As parents of young children become more aware of their right to request a flexible working pattern, we consider whether the wide bases on which an employer can legitimately refuse an application really do make this a "toothless" law.
The employer can reject the request for a wide variety of statutory reasons, including reasons relating to cost, performance, and quality. Normally, identifying a lawful reason for refusal will not be too difficult.
Additionally, the statutory language suggests that even a minor effect on the employer's business in one of the prescribed areas is sufficient to justify a refusal.
The employee only has recourse to tribunal if the employer failed to follow the correct procedure, refused the application for an impremissible reason, or based its decision on incorrect facts.
The tribunal's power is limited to sending the application back to the employer for reconsideration and awarding up to eight weeks' pay as compensation.
Therefore, employers could be forgiven for believing it is relatively safe to reject an application, even if the additional cost or effect on performance of accepting the application would be minimal.

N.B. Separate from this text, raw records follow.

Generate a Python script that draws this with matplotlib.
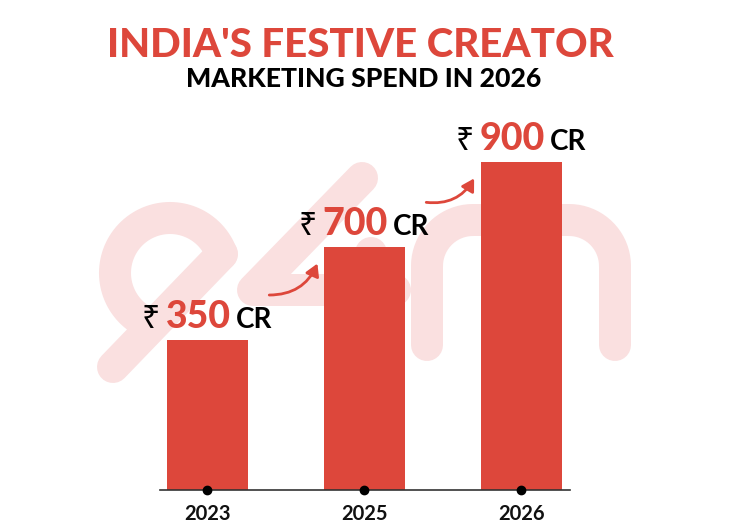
import numpy as np
import matplotlib
matplotlib.use("Agg")
import matplotlib.pyplot as plt
from matplotlib.lines import Line2D
from matplotlib.patches import FancyArrowPatch

# chart data
years = ["2023", "2025", "2026"]
spend_cr = [350, 700, 900]
# drawn bar heights (the infographic is not to scale)
bar_heights = [150, 243, 328]

title = "INDIA'S FESTIVE CREATOR"
subtitle = "MARKETING SPEND IN 2026"

RED = "#DD473B"
PINK = "#FAE0E0"
W, H = 730, 532

fig = plt.figure(figsize=(W / 100, H / 100), dpi=100)
fig.patch.set_facecolor("white")

# background axes in pixel units (y down) for the e4m watermark
bg = fig.add_axes([0, 0, 1, 1], zorder=0)
bg.set_xlim(0, W)
bg.set_ylim(H, 0)
bg.axis("off")

lw = 32 * 72 / 100  # 32 px stroke


def stroke(xs, ys):
    bg.add_line(Line2D(xs, ys, color=PINK, lw=lw, solid_capstyle="round",
                       solid_joinstyle="round"))


# "e"
t = np.radians(np.linspace(20, 250, 80))
stroke(170 + 55 * np.cos(t), 273 - 55 * np.sin(t))
stroke([222, 113], [254, 367])
# "4"
stroke([362, 253, 395], [178, 290, 290])
stroke([371, 371], [253, 345])
# "m"
r = 46
a1 = np.radians(np.linspace(180, 90, 20))
a2 = np.radians(np.linspace(90, 0, 20))
mx = np.concatenate([[427], 427 + r + r * np.cos(a1), 615 - r + r * np.cos(a2), [615]])
my = np.concatenate([[345], 220 + r - r * np.sin(a1), 220 + r - r * np.sin(a2), [345]])
stroke(mx, my)
stroke([521, 521], [220, 345])

# main chart axes
ax = fig.add_axes([160 / W, 42 / H, 410 / W, 380 / H], zorder=1)
ax.patch.set_alpha(0)
x = np.arange(len(years))
ax.bar(x, bar_heights, width=0.516, color=RED, zorder=2)
ax.set_xlim(-0.3025, 2.309)
ax.set_ylim(0, 380)
ax.plot(x, [0] * len(x), "o", color="black", ms=6, clip_on=False, zorder=4)

for s in ["top", "right", "left"]:
    ax.spines[s].set_visible(False)
ax.spines["bottom"].set_color("#333333")
ax.spines["bottom"].set_linewidth(1.2)
ax.set_yticks([])
ax.set_xticks(x)
ax.set_xticklabels(years, family="Lato", fontsize=14.5, fontweight="bold", color="#111111")
ax.tick_params(axis="x", length=0, pad=10)

# value labels: "₹ 350 CR"
fig.canvas.draw()
renderer = fig.canvas.get_renderer()
px = ax.transData.inverted()
for xi, h, v in zip(x, bar_heights, spend_cr):
    num = ax.text(xi - 9.5 / 157, h + 12, str(v), ha="center", va="baseline",
                  family="Lato", fontweight="black", fontsize=27, color=RED)
    bb = num.get_window_extent(renderer)
    left = px.transform((bb.x0 - 6, 0))[0]
    right = px.transform((bb.x1 + 5, 0))[0]
    ax.text(left, h + 12, "\u20b9", ha="right", va="baseline",
            family=["Noto Sans", "DejaVu Sans"], fontsize=23, color="black")
    ax.text(right, h + 12, "CR", ha="left", va="baseline",
            family="Lato", fontweight="bold", fontsize=20, color="black")

# growth arrows between bars
for i in range(len(x) - 1):
    start = (x[i] + 59 / 157, bar_heights[i] + 45)
    end = (x[i + 1] - 46 / 157, bar_heights[i + 1] - 14)
    ax.add_patch(FancyArrowPatch(start, end, arrowstyle="-|>,head_length=0.6,head_width=0.35",
                                 connectionstyle="arc3,rad=0.35", color=RED, lw=2,
                                 mutation_scale=12, zorder=3))

fig.text(360 / W, 1 - 57 / H, title, ha="center", va="baseline", family="Lato",
         fontweight="black", fontsize=29, color=RED)
fig.text(364 / W, 1 - 87 / H, subtitle, ha="center", va="baseline", family="Lato",
         fontweight="black", fontsize=19.2, color="black")

fig.savefig("out.png", dpi=100)
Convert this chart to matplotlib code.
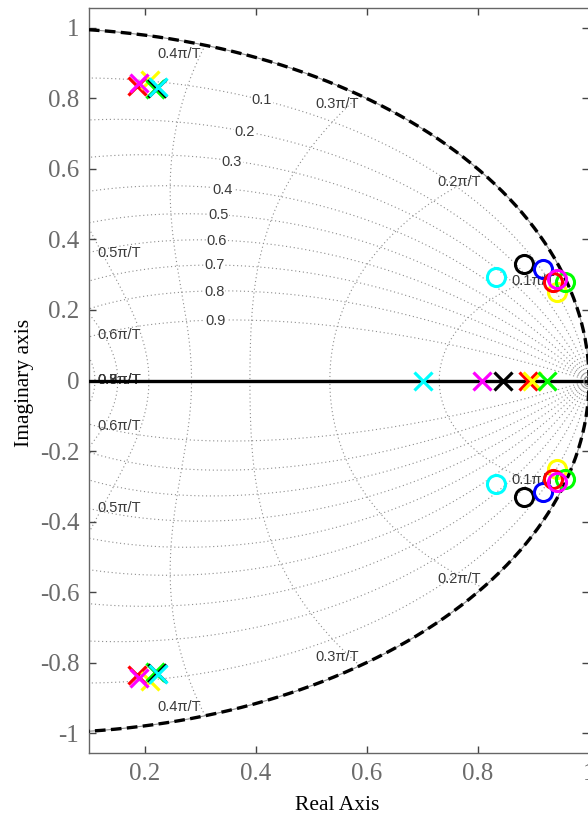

However, there is a real danger to employers in rejecting requests on fairly insubstantial grounds, and that danger comes from sex discrimination laws.
It is trite law that requiring a woman to work full time is prima facie indirect sex discrimination, which will only be lawful if there is objective justification for the requirement.
In considering justification, a tribunal will weigh the prejudice caused to the employer by allowing the employee to work part-time against the prejudice caused to the employee by requiring her to continue to work full-time.
Therefore, a reason that is sufficient to reject an application for a flexible working pattern may not be sufficient to successfully defend a sex discrimination claim.